Plaintiff has failed to establish personal jurisdiction under CPLR § 302(a) (3). Discovery to ascertain whether personal jurisdiction exists under CPLR § 301 will not be authorized until the litigation in Canada is resolved. Accordingly, this action is stayed pending resolution of the parties' contract and trademark action in Canada.

IT IS SO ORDERED.

NOTES

[1] In 1966, plaintiff's predecessor Gewerkschaft Keramchemie and Duncan Mill Engineering Limited ("DME") apparently agreed to set up KCC as a private company of which they were dual owners. (The 1966 Agreement is referred to in the 1970 Agreement submitted to the Court). The 1970 Agreement restructured the arrangement and provided, among other things, that plaintiff would transfer a 36% interest in KCC to DME, retaining a 15% interest at that time.

[2] The provisions of the 1979 Agreement recite that DME is a shareholder of defendant KCC; that DME is the sole source of outside financing of defendant KCC; that DME shall pay defendant KCC a fee of 2% of the gross sales of its "Keramchemie Division", ¶ 3; and that the functions of DME will be phased in at such times as the parties deem practical, ¶ 10. Plaintiff's Memorandum of Law in Opposition, Exhibit. Plaintiff's contention that DME is the agent of defendant KCC, however, is contradicted by a clause of the 1979 Agreement: "Neither this agreement nor any provision hereunder shall constitute DME the agent of KCC, it being the intention that the relationship between DME and KCC arising herefrom shall be that of independent contractors." Id., ¶ 6.

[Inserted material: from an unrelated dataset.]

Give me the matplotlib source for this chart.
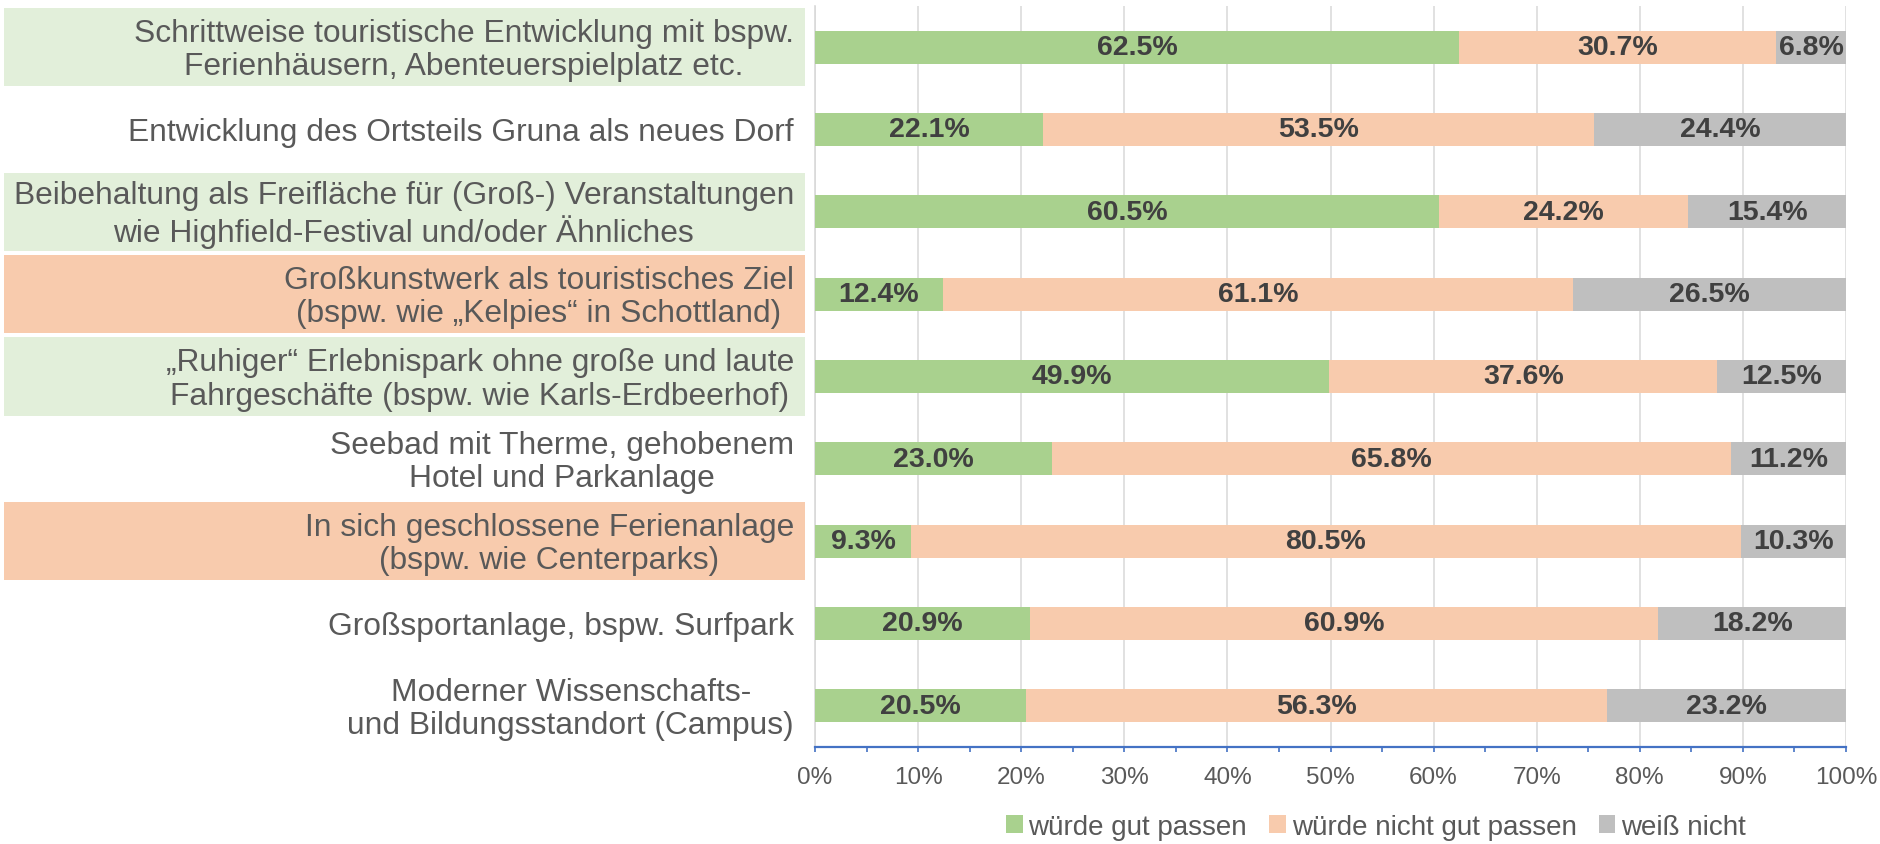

[3] CPLR § 302(a) (1) provides that a court in New York may exercise personal jurisdiction over a "non-domiciliary ... who in person or through an agent ... transacts any business within the state or contracts anywhere to supply goods or services within the state ..."

[4] Under § 301, the business activities of an independent contractor in New York are only attributable to an out-of-state defendant for jurisdictional purposes if the foreign entity, for example, exercises parent/subsidiary control over the allegedly independent contractor or if the activities of the independent agency are so much a part of the foreign entity's corporate function, and are so systematic and continuous, that they warrant finding that the out-of-state entity is "doing business" in New York through the in-state contractor. Laufer v. Ostrow, 55 N.Y.2d 305, 311, 434 N.E.2d 692, 694, 449 N.Y.S.2d 456, 459 (1982). Plaintiff has failed to make such a showing.

[5] "The New York courts, in applying the pragmatic test for § 301 jurisdiction have focused upon factors including: the existence of an office in New York; the solicitation of business in the state; the presence of bank accounts and other property in the state; and the presence of employees of the foreign defendant in the state." Hoffritz for Cutlery, Inc. v. Amajac, Ltd., 763 F.2d 55, 58 (2d Cir.1985) (emphasis added) (citations omitted). Although plaintiff has established the maintenance of bank accounts by the Keramchemie Division of DME, it has not established any of the other factors.

[6] The passage of funds through the two bank accounts in New York, held by DME's Keramchemie Division, may not suffice to show that this Court had personal jurisdiction over that Division under CPLR § 302(a) (1), National Am. Corp., supra, 425 F. Supp. at 1370, and thus does not show, by extension, such personal jurisdiction over KCC.

[7] Plaintiff has not established that defendant KCC or DME had sufficient minimum contacts with this state to justify the exercise of personal jurisdiction over KCC without offense to due process. "[D]ue process requires only that in order to subject a defendant to a judgment in personam, if he be not present within the territory of the forum, he have certain minimum contacts with it such that the maintenance of the suit does not offend `traditional notions of fair play and substantial justice.'" International Shoe Co. v. Washington, 326 U.S. 310, 316, 66 S. Ct. 154, 158, 90 L. Ed. 95 (1945).

Nor has plaintiff shown that the defendant has engaged in "some act by which [it] purposely avail[ed] itself of the privilege of conducting activities within the forum State, thus invoking the benefits and protections of its laws." Burger King Corp. v. Rudzewicz, 471 U.S. 462, 475, 105 S. Ct. 2174, 2183, 85 L. Ed. 2d 528 (1985); see also Asahi Metal Indus. Co. v. Superior Court of California, 480 U.S. 102, 107 S. Ct. 1026, 94 L. Ed. 2d 92 (1987) (a foreign defendant's mere awareness that the components it manufactured, sold, and delivered outside the United States would reach the forum state via the stream of commerce was insufficient to constitute minimum contacts). Nor has plaintiff shown that it itself has any contact with this state such that New York would have an interest in providing it a means of redress. See McGee v. International Life Ins. Co., 355 U.S. 220, 222-24, 78 S. Ct. 199, 200-02, 2 L. Ed. 2d 223 (1957). See Kreutter, supra, 71 N.Y.2d 460, 522 N.E.2d 40, 527 N.Y.S.2d 195, for how CPLR §§ 301 and 302 relate to analysis of minimum contacts.